The US dollar is once again displaying a familiar pattern in global markets, strengthening during periods of both economic stress and relative stability. This phenomenon is often described as the dollar smile, where the currency performs well at the extremes of the global cycle. What makes the current version different is the force behind it. This time, the driver is not growth divergence or aggressive monetary tightening, but the scale and structure of global debt.
Over the past decade, leverage has expanded across sovereigns, corporations, and financial institutions. Much of that borrowing has been denominated in dollars, embedding the currency deeply into global balance sheets. As a result, dollar strength today is increasingly tied to debt servicing dynamics rather than cyclical optimism or fear alone.

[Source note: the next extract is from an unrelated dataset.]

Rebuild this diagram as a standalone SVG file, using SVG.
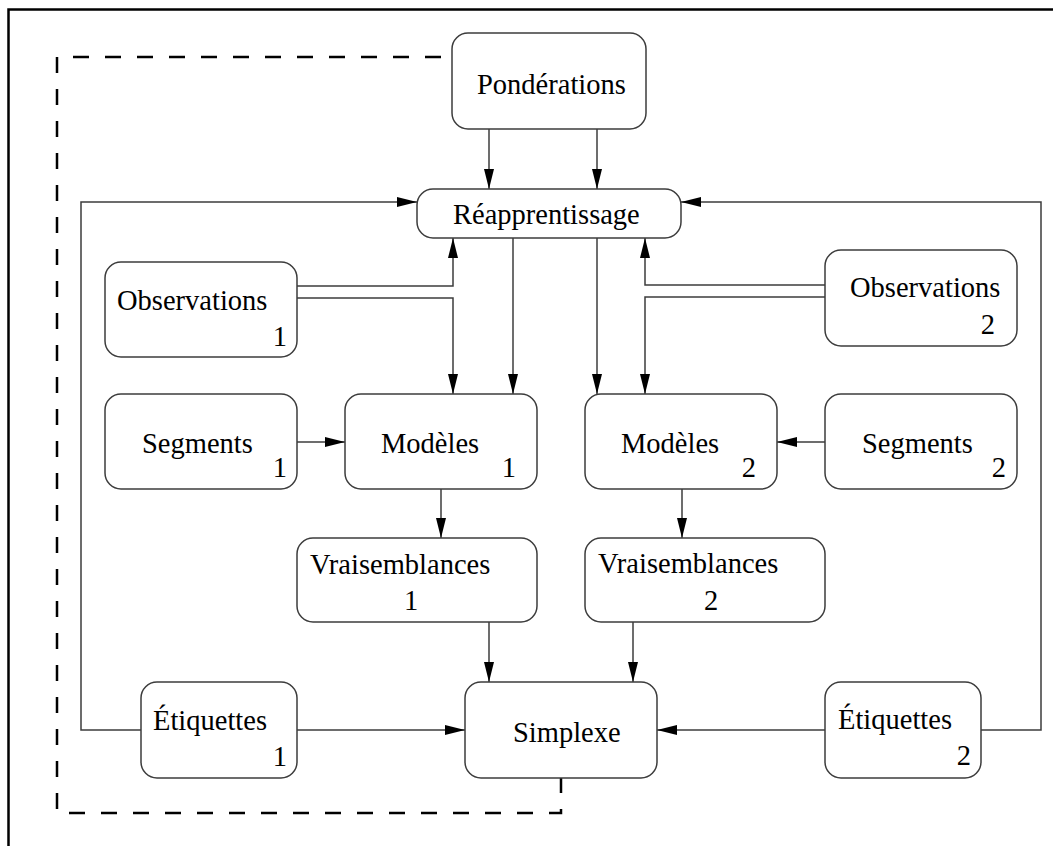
<svg xmlns="http://www.w3.org/2000/svg" width="1053" height="846" viewBox="0 0 1053 846">
<defs>
<style>
.box{fill:#fff;stroke:#3c3c3c;stroke-width:1.5}
.lbl{font-family:"Liberation Serif","Times New Roman",serif;font-size:28.5px;fill:#000}
.num{font-family:"Liberation Serif","Times New Roman",serif;font-size:28.5px;fill:#000;text-anchor:end}
.ln{fill:none;stroke:#3c3c3c;stroke-width:1.5}
.arr{marker-end:url(#ah)}
.dash{fill:none;stroke:#000;stroke-width:2.5;stroke-dasharray:16 16}
</style>
<marker id="ah" markerUnits="userSpaceOnUse" markerWidth="22" markerHeight="12" refX="20" refY="5" orient="auto">
<path d="M0,0 L20,5 L0,10 z" fill="#000"/>
</marker>
</defs>
<rect width="1053" height="846" fill="#fff"/>
<path d="M8.5,846 V9.5 H1053" fill="none" stroke="#000" stroke-width="2.5"/>

<g id="connectors">
<path class="dash" d="M441,57 H57 V813 H561 V778"/>
<path class="ln arr" d="M489,129 V189"/>
<path class="ln arr" d="M597,129 V189"/>
<path class="ln arr" d="M141,730 H81 V202 H417"/>
<path class="ln arr" d="M981,730 H1041 V202 H681"/>
<path class="ln arr" d="M297,286 H453 V238"/>
<path class="ln arr" d="M297,298 H453 V394"/>
<path class="ln arr" d="M513,238 V394"/>
<path class="ln arr" d="M597,238 V394"/>
<path class="ln arr" d="M825,285 H645 V238"/>
<path class="ln arr" d="M825,297 H645 V394"/>
<path class="ln arr" d="M297,442 H345"/>
<path class="ln arr" d="M825,442 H777"/>
<path class="ln arr" d="M441,489 V538"/>
<path class="ln arr" d="M682,489 V538"/>
<path class="ln arr" d="M489,622 V682"/>
<path class="ln arr" d="M633,622 V682"/>
<path class="ln arr" d="M297,730 H465"/>
<path class="ln arr" d="M825,730 H657"/>
</g>

<g id="ponderations">
<rect class="box" x="452" y="33" width="194" height="96" rx="16"/>
<text class="lbl" x="477" y="94">Pondérations</text>
</g>
<g id="reapprentissage">
<rect class="box" x="417" y="189" width="264" height="49" rx="16"/>
<text class="lbl" x="453" y="224">Réapprentissage</text>
</g>
<g id="observations1">
<rect class="box" x="105" y="262" width="192" height="95" rx="16"/>
<text class="lbl" x="117" y="310">Observations</text>
<text class="num" x="287" y="346">1</text>
</g>
<g id="observations2">
<rect class="box" x="825" y="250" width="192" height="96" rx="16"/>
<text class="lbl" x="850" y="297">Observations</text>
<text class="num" x="995" y="334">2</text>
</g>
<g id="segments1">
<rect class="box" x="105" y="394" width="192" height="95" rx="16"/>
<text class="lbl" x="142" y="453">Segments</text>
<text class="num" x="287" y="477">1</text>
</g>
<g id="modeles1">
<rect class="box" x="345" y="394" width="192" height="95" rx="16"/>
<text class="lbl" x="381" y="453">Modèles</text>
<text class="num" x="516" y="477">1</text>
</g>
<g id="modeles2">
<rect class="box" x="585" y="394" width="192" height="95" rx="16"/>
<text class="lbl" x="621" y="453">Modèles</text>
<text class="num" x="756" y="477">2</text>
</g>
<g id="segments2">
<rect class="box" x="825" y="394" width="192" height="95" rx="16"/>
<text class="lbl" x="862" y="453">Segments</text>
<text class="num" x="1006" y="477">2</text>
</g>
<g id="vraisemblances1">
<rect class="box" x="297" y="538" width="240" height="84" rx="16"/>
<text class="lbl" x="310" y="574">Vraisemblances</text>
<text class="lbl" x="404" y="610">1</text>
</g>
<g id="vraisemblances2">
<rect class="box" x="585" y="538" width="240" height="84" rx="16"/>
<text class="lbl" x="598" y="573">Vraisemblances</text>
<text class="lbl" x="704" y="610">2</text>
</g>
<g id="etiquettes1">
<rect class="box" x="141" y="682" width="156" height="96" rx="16"/>
<text class="lbl" x="153" y="730">Étiquettes</text>
<text class="num" x="287" y="766">1</text>
</g>
<g id="simplexe">
<rect class="box" x="465" y="682" width="192" height="96" rx="16"/>
<text class="lbl" x="513" y="742">Simplexe</text>
</g>
<g id="etiquettes2">
<rect class="box" x="825" y="682" width="156" height="96" rx="16"/>
<text class="lbl" x="838" y="729">Étiquettes</text>
<text class="num" x="971" y="765">2</text>
</g>
</svg>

This shift matters because debt driven dollar strength tends to be more persistent. It does not rely on market sentiment swings, but on contractual obligations that must be met regardless of economic conditions.
Global debt cycles are reinforcing dollar demand
The most important factor behind the return of the dollar smile is the sheer volume of dollar denominated debt outstanding worldwide. Governments, companies, and banks outside the United States rely on dollar funding for trade finance, capital investment, and balance sheet management. When leverage rises, so does the structural need for dollars.
As global growth slows or becomes uneven, servicing this debt becomes more demanding. Borrowers prioritize access to dollars to meet interest payments and roll over maturities. This creates steady demand that supports the currency even in the absence of strong US economic performance.
Unlike previous cycles, this demand is broad based. It spans emerging markets, developed economies, and global financial intermediaries, making it harder for dollar weakness to take hold for sustained periods.
Why leverage amplifies both sides of the dollar smile
High leverage does not only support the dollar during downturns. It also reinforces dollar strength during expansions. When global growth improves, borrowing activity often accelerates, and much of that new issuance still occurs in dollars due to market depth and investor preference.
This means that both risk on and risk off environments can generate dollar demand. In strong growth phases, new borrowing and investment flows support the currency. In weaker phases, refinancing and risk management needs do the same.
The result is a flatter cycle for the dollar, where weakness becomes more limited and shorter lived compared to previous decades.
Financial stability concerns are feeding into FX pricing
Another layer reinforcing the dollar smile is the growing focus on financial stability. Policymakers and investors alike are more sensitive to leverage risks than they were before past cycles. This awareness influences capital flows and currency positioning.
When concerns about debt sustainability rise, capital tends to move toward the most liquid and resilient financial systems. The dollar benefits from this shift because it anchors the deepest bond markets and the largest pool of high quality collateral.
FX markets reflect these preferences through higher demand for dollar liquidity during periods of uncertainty, even when traditional growth indicators appear mixed.
Emerging markets feel the pressure first
Debt driven dollar strength does not affect all regions equally. Emerging markets with high levels of external dollar debt are often the first to feel the impact. As the dollar rises, local currency debt burdens increase, tightening financial conditions domestically.
This dynamic feeds back into global FX markets. Weaker emerging market currencies reinforce the perception of dollar strength, attracting additional defensive flows and amplifying the smile effect.
At the same time, economies with strong reserves and prudent debt management are better positioned to absorb these pressures, highlighting the growing importance of balance sheet quality in currency performance.
Conclusion
The return of the dollar smile reflects a global financial system shaped by high leverage and dollar centered debt. Unlike past cycles driven primarily by growth or policy divergence, today’s dollar strength is anchored in balance sheet realities and debt servicing needs. As long as global leverage remains elevated, the dollar smile is likely to persist, reinforcing the currency’s resilience across both good and bad phases of the economic cycle.